I need opinions on a lathe. I have a fairly descent woodshop for a hobby guy, but I have never used a lathe. I am sure I will like the ability to build projects with large round legs and other round components. I would also like the ability to turn large bowls and other ornamental items. I may also wont to have a duplicator.

One of the most important things is that I only want to buy one lathe. I need to make sure I get enough power and enough length to do it all the first time.

I have had good luck with Grizzly. I am considering the lathe at the following link.
http://www.grizzly.com/products/16-x-42-Variable-Speed-Wood-Lathe/G0632

I have seen some negative posts on other sites about Griz lathes. If those of you who have been turning for a while could look at this lathe and share your opinions I would appreciate it. Also any other recomendations would be great.

Thanks in advance

Eugene


----------



## firehawkmph (Apr 26, 2008)

Eugene,
I will tell you the same thing I tell everyone else that asks what you are asking. Try and find a local turning club in your area. At the very least, try and find a couple of turners if you don't have a club nearby. See if they will have you over to give you a chance to see some turning close up. I know what I like and what I consider good lathes, but everyone has their opinions. Even though you only want to buy one larger lathe, I would still recommend starting out with a smaller lathe and learn the basics on it. Then once you feel comfortable on the smaller lathe, you will have a much better idea on what you want out of a larger lathe. I am a big Jet fan, and own two of their lathes, a 10" midi, and a 16" variable speed. There are a lot of good machines out there, but you need to take it one step at a time. A turning club is invaluable to a new turner.

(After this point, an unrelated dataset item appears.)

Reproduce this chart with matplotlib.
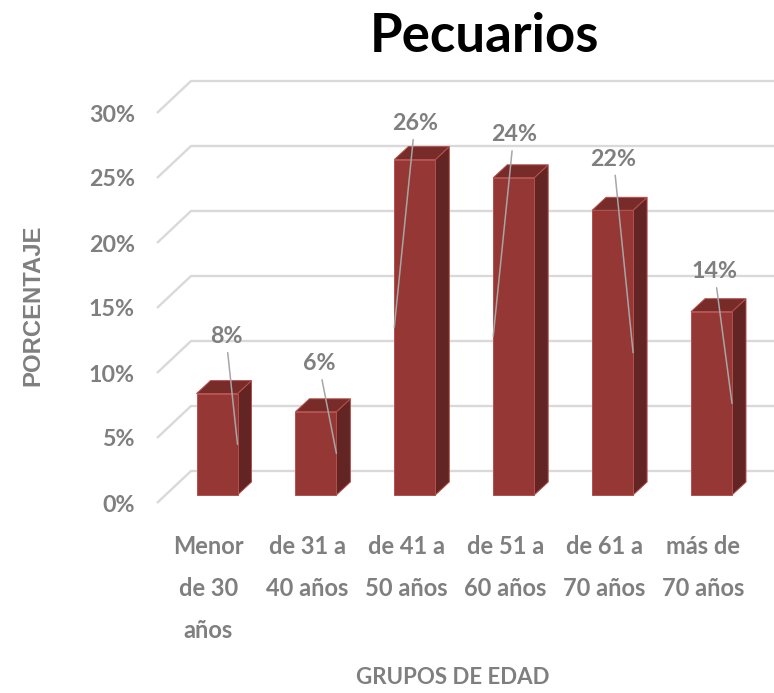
import matplotlib
matplotlib.use("Agg")
import matplotlib.pyplot as plt
from matplotlib import font_manager as fm
from matplotlib.patches import Polygon

# ---------------- data ----------------
categories = ["Menor\nde 30\naños", "de 31 a\n40 años", "de 41 a\n50 años",
              "de 51 a\n60 años", "de 61 a\n70 años", "más de\n70 años"]
values = [7.8, 6.4, 25.8, 24.4, 21.9, 14.1]          # percent
yticks = [0, 5, 10, 15, 20, 25, 30]
ytick_labels = [f"{t}%" for t in yticks]
title = "Pecuarios"
xlabel = "GRUPOS DE EDAD"
ylabel = "PORCENTAJE"

# ---------------- fonts ----------------
names = {f.name for f in fm.fontManager.ttflist}
NARROW = "Liberation Sans Narrow" if "Liberation Sans Narrow" in names else "Lato"
scale = 1.0 if NARROW == "Liberation Sans Narrow" else 0.85
WIDE = "Liberation Sans"

GRAY = "#7f7f7f"
FRONT = "#953735"
TOP = "#772c2a"
SIDE = "#632523"
EDGE = "#b5504d"
GRID = "#d9d9d9"

W, H = 774, 693
fig = plt.figure(figsize=(W / 100, H / 100), dpi=100)

# axes: front plane; pixel mapping x = 208.5 + 98.9*i, y = 503 - 13*p
px_per_cat = 98.9
px_per_pct = 13.0
left_px, right_px, bottom_px, top_px = 157, 774, 503, 113
ax = fig.add_axes([left_px / W, (H - bottom_px) / H, (right_px - left_px) / W,
                   (bottom_px - top_px) / H])
ax.set_xlim((left_px - 208.5) / px_per_cat, (right_px - 208.5) / px_per_cat)
ax.set_ylim(0, 30)
for s in ax.spines.values():
    s.set_visible(False)
ax.patch.set_alpha(0)

# depth of the box (back wall offset) and bar geometry
wall_dx, wall_dy = 34 / px_per_cat, 32 / px_per_pct
bar_dx, bar_dy = 14 / px_per_cat, 13 / px_per_pct
bar_depth_pos = 0.25
bar_w = 41 / px_per_cat
x0 = ax.get_xlim()[0]
x1 = ax.get_xlim()[1]

# gridlines (side diagonal + back wall)
for t in yticks:
    ax.plot([x0, x0 + wall_dx, x1 + wall_dx], [t, t + wall_dy, t + wall_dy],
            color=GRID, lw=1.7, clip_on=False, zorder=1, solid_capstyle="butt")

# bars
off_x, off_y = bar_depth_pos * wall_dx, bar_depth_pos * wall_dy
bar_geo = []
for i, v in enumerate(values):
    xl = i + off_x - bar_w / 2
    xr = i + off_x + bar_w / 2
    b = off_y
    t = off_y + v
    front = [(xl, b), (xr, b), (xr, t), (xl, t)]
    topf = [(xl, t), (xr, t), (xr + bar_dx, t + bar_dy), (xl + bar_dx, t + bar_dy)]
    side = [(xr, b), (xr + bar_dx, b + bar_dy), (xr + bar_dx, t + bar_dy), (xr, t)]
    for poly, col in ((side, SIDE), (topf, TOP), (front, FRONT)):
        ax.add_patch(Polygon(poly, closed=True, facecolor=col, edgecolor=EDGE,
                             lw=0.7, zorder=3, clip_on=False))
    bar_geo.append((xl, xr, b, t))

# data labels with leader lines (Excel style)
label_dy_px = [57, 48, 36, 43, 51, 40]
label_dx_px = [9, 3, 0, 0, 1, 3]
leader_side = ["r", "r", "l", "l", "r", "r"]
for i, v in enumerate(values):
    xl, xr, b, t = bar_geo[i]
    cx = (xl + xr) / 2 + label_dx_px[i] / px_per_cat
    cy = t + label_dy_px[i] / px_per_pct
    ex = xr if leader_side[i] == "r" else xl
    ey = b + v / 2
    ax.annotate(f"{round(v)}%", xy=(ex, ey), xytext=(cx, cy),
                ha="center", va="center", fontsize=19.7 * scale,
                fontfamily=NARROW, fontweight="bold", color=GRAY,
                arrowprops=dict(arrowstyle="-", color="#a6a6a6", lw=1.1,
                                shrinkA=2, shrinkB=0),
                annotation_clip=False, zorder=5)

# ticks
ax.set_yticks(yticks)
ax.set_yticklabels(ytick_labels, fontsize=19.7 * scale, fontfamily=NARROW,
                   fontweight="bold", color=GRAY)
ax.set_xticks(range(len(categories)))
ax.set_xticklabels(categories, fontsize=17.0, fontfamily=NARROW,
                   fontweight="bold", color=GRAY, linespacing=2.0)
ax.tick_params(axis="y", length=0, pad=16)
ax.tick_params(axis="x", length=0, pad=23)

# titles
fig.text(485 / W, 1 - 36 / H, title, ha="center", va="center",
         fontsize=38.0, fontfamily=NARROW, fontweight="bold", color="black")
fig.text(453 / W, 1 - 677 / H, xlabel, ha="center", va="center",
         fontsize=16.0, fontfamily=NARROW, fontweight="bold", color=GRAY)
fig.text(33 / W, 1 - 305 / H, ylabel, ha="center", va="center", rotation=90,
         fontsize=17.2, fontfamily=WIDE, fontweight="bold", color=GRAY)

fig.savefig("out.png", dpi=100)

It shortens the learning curve, gives you a lot of ideas on what to make, and plus its a lot of good people to hang out with. Good luck,
Mike Hawkins:smile:


----------



## john lucas (Sep 18, 2007)

I've been trying to watch the posts on Grizzly over the last few years and their lathes don't seem to get bad reps as long as you get one with the standard thread sizes. The one your looking at does have a standard spindle thread. Most people who own grizzly lathes think they are worth the money. 
The Jet 16" is probably a better lathe but is more money. The Jet 14" is around the same price and uses a mechanical variable speed which is longer lasting than electronic but does require some maintenance over the years. The Nova 16/24 is around that price range but uses step pulleys for speed changes. It is an excellent lathe with a good reputation. I would compare the Grizzly to these and if you still feel like going that way then you will have made an educated decision.


----------



## Barry Ward (Mar 22, 2008)

*opinion on lathe*

I have the 1624 an love it,the only drawback is that it is not VS.That said said now.What so many have said,if you are sure that you are going to stick with it and can afford it,get the best you can get.I just turn for a hobby don't get in a hurry and thats why I chose the 1624,but if I were planning to turn for a living I would have went with the PM ,Robust or even a One Way.
Ken


----------



## Bill Bolen (Jan 8, 2008)

I think you will find this to be one of the best that Grizzly offers. (a friend has one). The speeds are right too. They usually have a low speed that is way too high but I think 0-1200 is a pretty good range. I've had a bit of trouble with my grizz bandsaw. Their support people are a little slow but did get everything right for me!..good luck...Bill..


----------



## EugeneInNC (Aug 18, 2008)

Thanks for the help. It may be a couple of months befire I make the purchase but thanks to your help I am sure I will be able to make a much more informed decision.
Eugene


----------



## Phred (Sep 14, 2008)

There is some comparison discussion on lathes at consumerdemocracy.com


----------



## dlan603 (Sep 7, 2008)

*Lathe Choices*

Eugene,
I have play around now for 3 years, I started out with a Shopsmith and still enjoy. However I wanted a bigger and more productive machine for larger bowls. I am not really big into new is better i kept watching the local craigs list, ebay and reading learning and have found a nice Vega Lathe. 
Again like all others advice, big requires space not just for the machine but all of the shavings, saw dust. 
Take you time there are plenty of great machines out on the used list for about half of the cost.
David


----------



## Art Lackey (Oct 26, 2008)

Eugene--I work for a cabinet shop and do all the turning for them. we have a hapfo copy lathe and a mini max t124 copy lathe. the mini max is a really good lathe for hand turning and copying. the only thing you may not like is the price--4500.00bucks. take a look at there web site.


----------